I have two API queries that return approximately 400 columns of data each by about 10,0000 rows of data deep. The columns are of all sorts of different types and in different order. The data is not always the same. I have a mapping file that gives me a column-to-column mapping.
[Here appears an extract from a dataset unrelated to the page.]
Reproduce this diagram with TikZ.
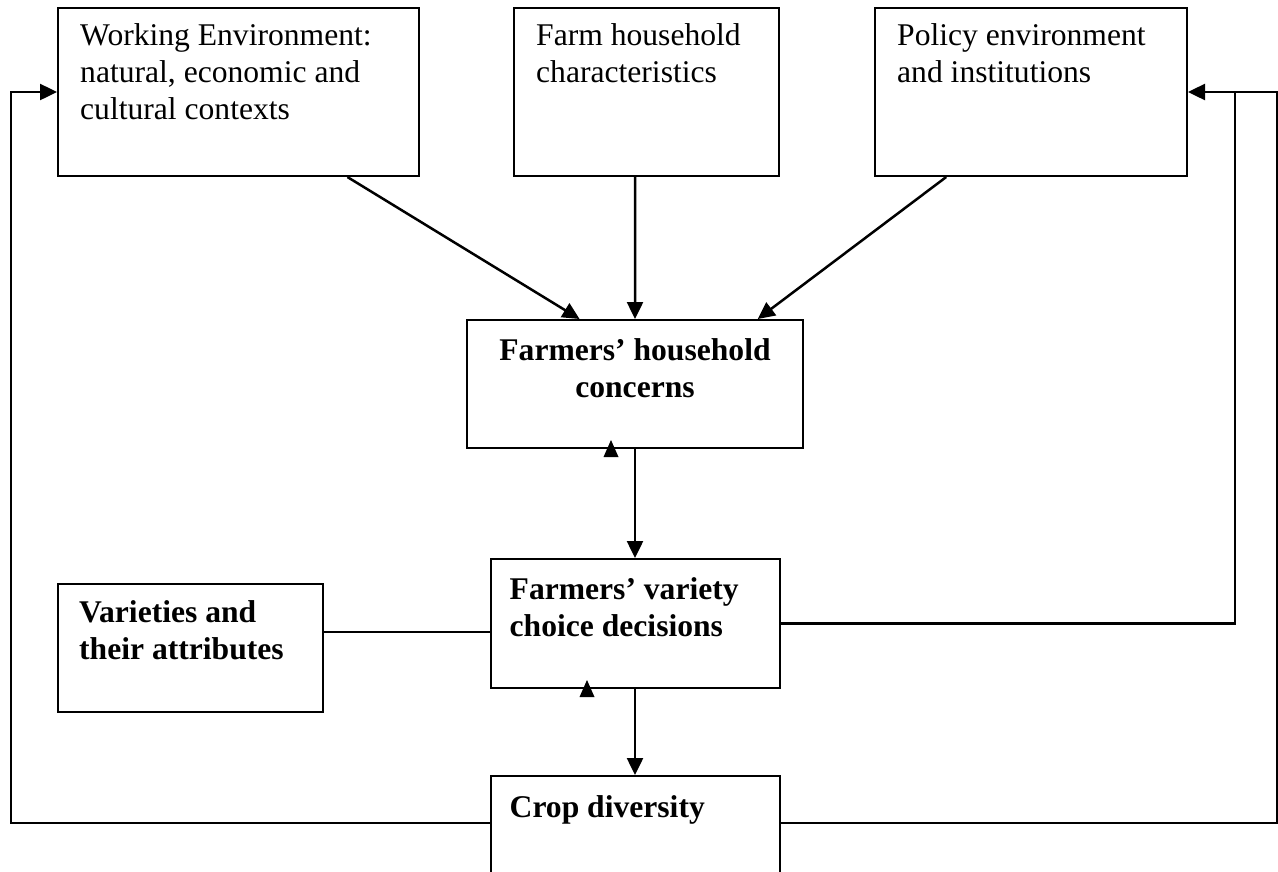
\documentclass[tikz,border=0pt]{standalone}
\usepackage{fontspec}
\setmainfont{Liberation Serif}
\usetikzlibrary{arrows.meta,calc}
\begin{document}
\begin{tikzpicture}[x=1pt,y=-1pt,
  box/.style={draw,line width=2pt,inner sep=0pt},
  txt/.style={inner sep=0pt,font=\fontsize{31.6}{37}\selectfont},
  arr/.style={line width=2.5pt,-{Triangle[length=17pt,width=16pt]}},
  fb/.style={line width=2.5pt},
  link/.style={line width=1.5pt}]
\useasboundingbox (0,0) rectangle (1278,871);
\clip (0,0) rectangle (1278,871);
% boxes
\node[box,minimum width=361pt,minimum height=168pt] (work) at (238.5,92) {};
\node[box,minimum width=265pt,minimum height=168pt] (farm) at (646.5,92) {};
\node[box,minimum width=312pt,minimum height=168pt] (pol) at (1031,92) {};
\node[box,minimum width=336pt,minimum height=128pt] (conc) at (635,384) {};
\node[box,minimum width=289pt,minimum height=129pt] (var) at (635,623.5) {};
\node[box,minimum width=265pt,minimum height=128pt] (vars) at (190.5,648) {};
\node[box,minimum width=289pt,minimum height=100pt] (crop) at (635,826) {};
% texts
\node[txt,anchor=base west] (workT) at ($(work.north west)+(23,38)$)
  {\begin{tabular}[t]{@{}l@{}}Working Environment:\\natural, economic and\\cultural contexts\end{tabular}};
\node[txt,anchor=base west] (farmT) at ($(farm.north west)+(23,38)$)
  {\begin{tabular}[t]{@{}l@{}}Farm household\\characteristics\end{tabular}};
\node[txt,anchor=base west] (polT) at ($(pol.north west)+(23,38)$)
  {\begin{tabular}[t]{@{}l@{}}Policy environment\\and institutions\end{tabular}};
\node[txt,anchor=base] (concT) at ($(conc.north)+(0,41)$)
  {\bfseries\begin{tabular}[t]{@{}c@{}}Farmers’ household\\concerns\end{tabular}};
\node[txt,anchor=base west] (varT) at ($(var.north west)+(20,41)$)
  {\bfseries\begin{tabular}[t]{@{}l@{}}Farmers’ variety\\choice decisions\end{tabular}};
\node[txt,anchor=base west] (varsT) at ($(vars.north west)+(22,39)$)
  {\bfseries\begin{tabular}[t]{@{}l@{}}Varieties and\\their attributes\end{tabular}};
\node[txt,anchor=base west] (cropT) at ($(crop.north west)+(20,42)$)
  {\bfseries Crop diversity};
% arrows into concerns
\draw[arr] ($(work.south west)!0.8!(work.south east)$) -- ($(conc.north west)!0.336!(conc.north east)$);
\draw[arr] ($(farm.south west)!0.457!(farm.south east)$) -- (conc.north);
\draw[arr] ($(pol.south west)!0.23!(pol.south east)$) -- ($(conc.north west)!0.863!(conc.north east)$);
% vertical chain
\draw[arr] (conc.south) -- (var.north);
\draw[arr] (var.south) -- (crop.north);
\fill ($(conc.south)+(-24,-9)$) -- ($(conc.south)+(-31.5,8)$) -- ($(conc.south)+(-16.5,8)$) -- cycle;
\fill ($(var.south)+(-48,-9)$) -- ($(var.south)+(-55.5,8)$) -- ($(var.south)+(-40.5,8)$) -- cycle;
% varieties link
\coordinate (vl) at ($(var.north west)!0.566!(var.south west)$);
\draw[link] (vars.east |- vl) -- (vl);
% feedback loops
\coordinate (lc) at (11,92);
\coordinate (rc) at (1277,92);
\coordinate (rj) at (1235,92);
\draw[fb] (var.east) -| (rj);
\draw[arr] ($(crop.north west)+(0,48)$) -| (lc) -- (work.west);
\draw[arr] ($(crop.north east)+(0,48)$) -| (rc) -- (pol.east);
\end{tikzpicture}
\end{document}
There’s one id column in both data sets that’s supposed to be common to both data sets.
I need to merge the two data sets, align the mapped columns side by side, and add a difference.
Looking for some guidance on whether there's a built-in library that handles something like this?
Here’s a simplified version of the problem for illustration:
Df1
Id1 | Data1 | Data2 | Data3 | Data4 |
---|---|---|---|---|
A | 1 | 1 | 1 | 1 |
B | 2 | 2 | 2 | 2 |
C | 3 | 3 | 3 | 3 |
Df2
Id2 | Data4 | Data1 | Data2 | Data3 |
---|---|---|---|---|
A | 1 | 1 | 1 | 1 |
B | 2 | 2 | 2 | 2 |
C | 3 | 3 | 3 | 3 |
Mapping
Df2-data | Df1-data |
---|---|
Data1 | Data1 |
Data2 | Data2 |
Data3 | Data3 |
Data4 | Data4 |
Id2 | Id1 |
Df-out
Id1 | Id2 | Df1-Data1 | Df2-Data1 | Diff-Data1 | Df1-Data2 | Df2-Data2 | Diff-Data2 |
---|---|---|---|---|---|---|---|
A | A | 1 | 1 | 0 | 1 | 1 | 0 |
B | B | 2 | 2 | 0 | 2 | 2 | 0 |
C | C | 3 | 3 | 0 | 3 | 3 | 0 |